JOB: Only the lines from the start of the data through the line with "from matplotlib.transforms import" belong in the copy. Restate them word for word, minus the pictures.

------ DATASET EXCERPT

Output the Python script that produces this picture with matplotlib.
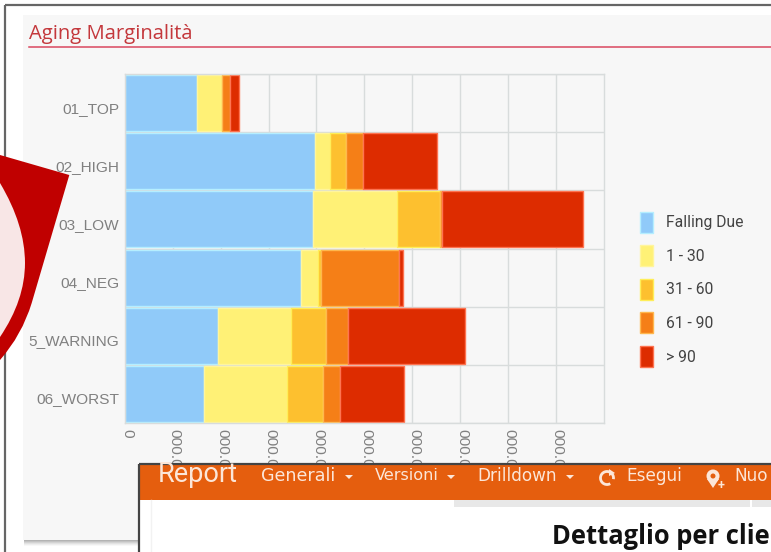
import matplotlib
matplotlib.use("Agg")
import matplotlib.pyplot as plt
import numpy as np
from matplotlib.patches import Rectangle, PathPatch, Polygon, Circle, Arc
from matplotlib.path import Path
from matplotlib.transforms import ScaledTranslation

# ---- data (thousands) ----
categories = ["01_TOP", "02_HIGH", "03_LOW", "04_NEG", "5_WARNING", "06_WORST"]
falling_due = [149.8, 397.7, 393.5, 368.4, 195.0, 165.1]
d1_30 = [52.9, 30.1, 174.9, 35.5, 151.9, 173.5]
d31_60 = [1.0, 34.1, 89.9, 6.3, 72.5, 74.6]
d61_90 = [15.7, 34.9, 4.2, 162.4, 46.6, 36.2]
d90_plus = [18.2, 155.9, 295.3, 7.7, 243.9, 133.8]
series_names = ["Falling Due", "1 - 30", "31 - 60", "61 - 90", "> 90"]
tick_values = [0, 100, 200, 300, 400, 500, 600, 700, 800, 900]
tick_labels = ["0"] + ["000.000"] * 9

colors = ["#90CAF9", "#FFF176", "#FDC02F", "#F57F17", "#DD2C00"]
edges = ["#B5EEFF", "#FFF59D", "#FFEE58", "#FFB74D", "#FF7350"]

W, H = 771, 552
fig = plt.figure(figsize=(W / 100, H / 100), dpi=100, facecolor="white")


def px_axes(z):
    a = fig.add_axes([0, 0, 1, 1], zorder=z)
    a.set_xlim(0, W)
    a.set_ylim(H, 0)
    a.axis("off")
    return a


# ---- page background ----
bg = px_axes(0)
for i, al in zip(range(6, 0, -1), [0.04, 0.06, 0.08, 0.1, 0.12, 0.14]):
    bg.add_patch(Rectangle((24, 20), W, 520 + i, fc="#555555", ec="none", alpha=al))
bg.add_patch(Rectangle((23, 15), W, 525, fc="#F7F7F7", ec="none"))
bg.plot([5, W], [5, 5], color="#666666", lw=1.6, solid_capstyle="butt")
bg.plot([5, 5], [5, H], color="#666666", lw=1.6, solid_capstyle="butt")
bg.text(29, 34, "Aging Marginalità", color="#C4383C", fontsize=14.6,
        family="Open Sans", va="center", ha="left")
bg.plot([29, W], [46.5, 46.5], color="#D9475F", lw=1.1)

# red callout behind the labels
outer = Path(
    [(0, 155), (69.3, 175), (31.7, 303), (22, 335), (0, 360), (0, 155)],
    [Path.MOVETO, Path.LINETO, Path.LINETO, Path.CURVE3, Path.CURVE3, Path.CLOSEPOLY],
)
bg.add_patch(PathPatch(outer, fc="#C00000", ec="none", zorder=5))
inner = Path(
    [(0, 183), (25, 225), (25, 263), (25, 300), (0, 337), (0, 183)],
    [Path.MOVETO, Path.CURVE3, Path.CURVE3, Path.CURVE3, Path.CURVE3, Path.CLOSEPOLY],
)
bg.add_patch(PathPatch(inner, fc="#F8E6E6", ec="none", zorder=6))

# ---- chart ----
L, R, T, B = 125, 603.5, 74, 423
ax = fig.add_axes([L / W, 1 - B / H, (R - L) / W, (B - T) / H], zorder=1)
ax.patch.set_alpha(0)
y = np.arange(len(categories))
ax.set_ylim(len(categories) - 0.5, -0.5)
ax.set_xlim(0, 1000)
ax.set_axisbelow(True)

left = np.zeros(len(categories))
for vals, name, c, e in zip([falling_due, d1_30, d31_60, d61_90, d90_plus],
                            series_names, colors, edges):
    ax.barh(y, vals, left=left, height=0.96, color=c, edgecolor=e, linewidth=1, label=name)
    left = left + np.array(vals)

ax.set_yticks(y)
ax.set_yticklabels(categories, fontsize=11.1, color="#808080", family="Liberation Sans")
ax.set_yticks(np.arange(-0.5, len(categories)), minor=True)
ax.set_xticks(tick_values)
ax.set_xticklabels(tick_labels, rotation=270, fontsize=11.1, color="#808080",
                   family="Liberation Sans", ha="center", va="top")
ax.tick_params(axis="y", which="major", length=0, pad=4)
ax.tick_params(axis="y", which="minor", length=0)
ax.tick_params(axis="x", length=0, pad=4.5)
off_x = ScaledTranslation(2 / 100, 0, fig.dpi_scale_trans)
for t in ax.get_xticklabels():
    t.set_transform(t.get_transform() + off_x)
off_y = ScaledTranslation(0, -4 / 100, fig.dpi_scale_trans)
for t in ax.get_yticklabels():
    t.set_transform(t.get_transform() + off_y)
ax.grid(axis="x", which="major", color="#D8DCDC", lw=1)
ax.grid(axis="y", which="minor", color="#D8DCDC", lw=1)
for s in ax.spines.values():
    s.set_color("#D8DCDC")
    s.set_linewidth(1)

leg = ax.legend(
    loc="upper left", bbox_to_anchor=(634 / W, 1 - 205.5 / H), bbox_transform=fig.transFigure,
    frameon=False, handlelength=0.83, handleheight=1.68, handletextpad=0.8,
    labelspacing=0.8, borderpad=0.4, borderaxespad=0,
    prop={"family": "Roboto", "size": 11.3},
)
for t in leg.get_texts():
    t.set_color("#444444")

# ---- overlapping report window ----
ov = px_axes(3)
ov.add_patch(Rectangle((139, 464), W, 100, fc="white", ec="none"))
ov.add_patch(Rectangle((140, 465), W, 35, fc="#E55E0E", ec="none"))
ov.plot([138.5, 138.5], [H, 463.5], color="#444444", lw=1.6, solid_capstyle="butt")
ov.plot([138.5, W], [463.5, 463.5], color="#444444", lw=1.6, solid_capstyle="butt")
ov.add_patch(Rectangle((454, 500), 296, 7, fc="#E8E8E8", ec="none"))
ov.add_patch(Rectangle((752, 500), 20, 7, fc="#E8E8E8", ec="none"))
ov.plot([150.5, 150.5], [500, H], color="#F2F2F2", lw=1)

menu = "#FCE6D8"
ov.text(158, 475, "Report", color=menu, fontsize=19.5, family="Roboto", va="center")
for mx, label, sz in [(261, "Generali", 12.6), (375, "Versioni", 11.6), (477, "Drilldown", 12.2),
                      (626, "Esegui", 12.2), (734, "Nuo", 12.2)]:
    ov.text(mx, 476, label, color=menu, fontsize=sz, family="DejaVu Sans", va="center")
for cx in (349, 451, 570):
    ov.add_patch(Polygon([(cx - 4, 475), (cx + 4, 475), (cx, 479)], fc=menu, ec="none"))
ov.add_patch(Arc((607, 478), 13, 13, theta1=-300, theta2=10, color=menu, lw=2))
ov.add_patch(Polygon([(609, 469), (615, 473), (609, 476)], fc=menu, ec="none"))
ov.add_patch(Circle((713, 476), 6.5, fc=menu, ec="none"))
ov.add_patch(Polygon([(707, 479), (719, 479), (713, 488)], fc=menu, ec="none"))
ov.add_patch(Circle((713, 476), 2.5, fc="#E55E0E", ec="none"))
ov.text(721, 485.5, "+", color=menu, fontsize=9, weight="bold", family="Roboto", va="center", ha="center")
ov.text(552, 537, "Dettaglio per clie", color="#111111", fontsize=18.4, weight="bold",
        family="Open Sans", va="center", ha="left")

fig.savefig("out.png", dpi=100)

------------

FULL SOLUTION:
Output the Python script that produces this picture with matplotlib.
import matplotlib
matplotlib.use("Agg")
import matplotlib.pyplot as plt
import numpy as np
from matplotlib.patches import Rectangle, PathPatch, Polygon, Circle, Arc
from matplotlib.path import Path
from matplotlib.transforms import ScaledTranslation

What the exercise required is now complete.